Of course, this sparked a lot of conversations with Jesus, who does not seem to want to oblige me by sending me back in time. He doesn’t work that way. He wants me to bring all of my problems, regrets, and broken toys to him and trust that he can repair all of it and me in the process. This is where wearing masks can stall the repairing process. You see, Jesus wants me to come to him transparent and real. He knows I’m broken. I know I’m broken. The problems come when I try to hide from other people so that they don’t see my brokenness or when I run from people because I’m afraid they will break something else. This all boils down to a case of denial. When it becomes easier for me to skim over the surface of life than actually live it, I’m existing in denial.

Of course, the hysterectomy was ground zero for the explosion of thoughts that ending up ripping my mask off last night. Explaining the actual connection to anybody outside of my own mind will be hard. Let’s just say I went from talking to the Lord about my hysterectomy to various situations that I regretted and people who I resented. Just when I think I’ve let go of all of my resentment and bitterness something hits another vein. This time that “something” was my uterus. What good little Christian girl has that much resentment and bitterness inside of her? How did all those completely unrelated people and situations all seem connected to my surgery? I realized that none of the situations or people involved were news to me. It’s all old baggage really. And while I do believe that I’ve forgiven them, there hasn’t been reconciliation because I feel forced to wear a mask. In all of the instances, I have extended my hand to that person even though some of them hurt me badly. I was willing to let by-gones be by-gones, but the other person won’t even acknowledge the hurt that they caused.

So if I want to be in relationship with them I have to grin and fake like nothing is wrong. Somehow, this does not jive with anything I know about Jesus. Lying in order to maintain a dysfunctional relationship doesn’t seem very godly to me. Pretending to be ok when I’m wounded and emotionally bleeding  isn’t inherently Christian.  It’s wearing a mask. And wearing a mask is lying. In one way or another the people on my list have tried to make me wear a mask and I can’t do it anymore. I won’t do it anymore. So they get to label me the bad guy for not wanting to wear the mask and play by their rules.

When I used to blog anonymously I said whatever I wanted to say and thought that I was coming out from behind the mask. Actually, I was still hiding behind the mask of anonymity. It’s easy to say what you want when nobody knows who you are. Of course, some of the things I used to blog about back in the day weren’t very nice. When wounded, I can sling my words like venom. Now, I have an accountability. People I know read this blog. And I’ve identified myself to people who don’t know me personally, as a Christian. What I say will reflect on what people think of Jesus. No pressure. Right? So where does that leave me?

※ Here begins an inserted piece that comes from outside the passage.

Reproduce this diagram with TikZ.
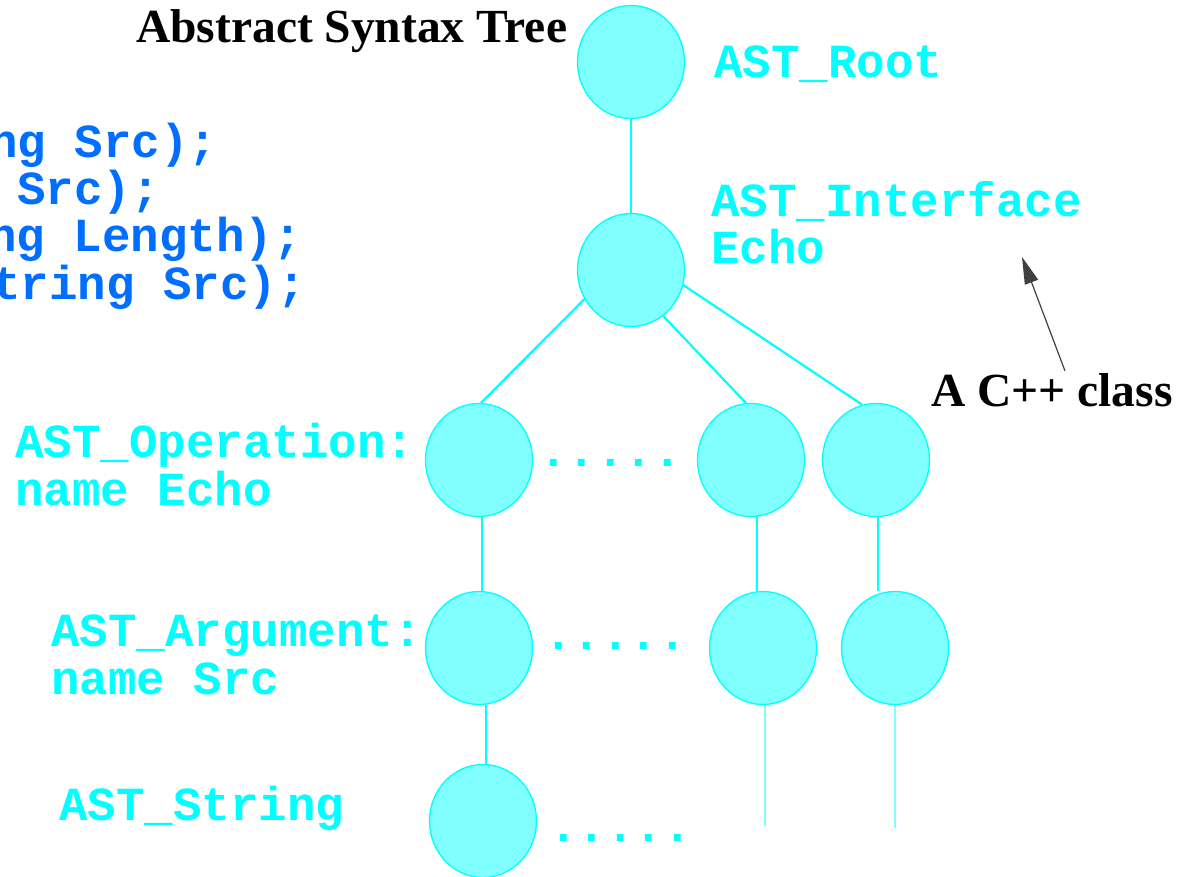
\documentclass[tikz,border=0pt]{standalone}
\usepackage{fontspec}
\setmainfont{Liberation Serif}
\setmonofont{Liberation Mono}
\usetikzlibrary{shapes.geometric,arrows.meta,calc}
\definecolor{cy}{RGB}{0,255,255}
\definecolor{cyfill}{RGB}{128,255,255}
\definecolor{codeblue}{RGB}{0,110,255}
\definecolor{arrowgray}{RGB}{64,64,64}
\begin{document}
\begin{tikzpicture}[x=1pt,y=-1pt,
  astnode/.style={ellipse, draw=cy, fill=cyfill, line width=1.3pt,
    minimum width=107pt, minimum height=113pt, inner sep=0pt},
  edge/.style={draw=cy, line width=2.2pt},
  tail/.style={draw=cyfill, line width=2.6pt},
  monotext/.style={font=\ttfamily\bfseries\fontsize{47.5}{47.5}\selectfont,
    inner sep=0pt, anchor=base west, align=left},
  cytext/.style={monotext, text=cy},
  codetext/.style={monotext, text=codeblue},
  blacktext/.style={font=\bfseries\fontsize{47.5}{47.5}\selectfont,
    inner sep=0pt, anchor=base west}
]
\useasboundingbox (0,0) rectangle (1194,877);

% tree nodes
\node[astnode] (root)   at (631,62)  {};
\node[astnode] (iface)  at (631,270) {};
\node[astnode] (op)     at (479,460) {};
\node[astnode] (mid)    at (751,460) {};
\node[astnode] (right)  at (876,460) {};
\node[astnode] (arg)    at (479,648) {};
\node[astnode] (mid3)   at (763,648) {};
\node[astnode] (right3) at (895,648) {};
\node[astnode] (str)    at (483,821) {};

% edges
\draw[edge] (root.south) -- (iface.north);
\draw[edge] (iface.212) -- (op.88);
\draw[edge] (iface.305) -- (mid.95);
\draw[edge] (iface.344) -- (right.104);
\draw[edge] (op.-87) -- (op.-87 |- arg.north);
\draw[edge] (mid.-84) -- (mid.-84 |- mid3.north);
\draw[edge] (right.-88) -- (right.-88 |- right3.north);
\draw[edge] (arg.-83) -- (arg.-83 |- str.north);
\coordinate (tailA) at (765,826);
\coordinate (tailB) at (895,828);
\draw[tail] (mid3.-88) -- (mid3.-88 |- tailA);
\draw[tail] (right3.south) -- (tailB);

% labels (base anchor = baseline of last line)
\node[blacktext] (title) at (136,43) {Abstract Syntax Tree};
\node[cytext] (lroot) at (714,78) {AST\_Root};
\node[cytext] (liface) at (711,264) {AST\_Interface\\Echo};
\node[cytext] (lop) at (15,505) {AST\_Operation:\\name Echo};
\node[cytext] (larg) at (51,694) {AST\_Argument:\\name Src};
\node[cytext] (lstr) at (59,820) {AST\_String};

% dots
\node[cytext] (dots1) at (539,466) {.....};
\node[cytext] (dots2) at (544,649) {.....};
\node[cytext] (dots3) at (549,841) {.....};

% code fragments
\node[codetext] (code1) at (-11,158) {ng Src);};
\node[codetext] (code2) at (17,205) {Src);};
\node[codetext] (code3) at (-12,252) {ng Length);};
\node[codetext] (code4) at (-8,300) {tring Src);};

% C++ class annotation
\node[blacktext] (cpp) at (931,406) {A C++ class};
\coordinate (tip) at (1022,257);
\draw[arrowgray, line width=1.2pt, -{Triangle[length=27pt,width=14pt]}]
  ($(cpp.north)+(13,-2)$) -- (tip);
\end{tikzpicture}
\end{document}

How do you deal… how do I deal with septic old wounds without shoving them under a mask and still be true to Jesus and to myself? Jesus would say to speak the truth in love. Sounds easy… but there are some people on my list that I don’t love. Most of the people on that list I don’t even like. All contact with most of those people on my list has been severed… but just because I’m done with them doesn’t mean that  Jesus is. And that’s what we talked about on the lanai last night. In order to deal with all the aching emotional scabs tucked away in my baggage,  I had to admit, at least to Jesus, how I felt about the people on that list. When I did my step four I told the other person that I was ok with those people because I thought I was. All it took was the notion of a life changing surgery to have me singing a different tune.

Ok… friends just stopped by unannounced. Have to log off. I might continue this train of thought later.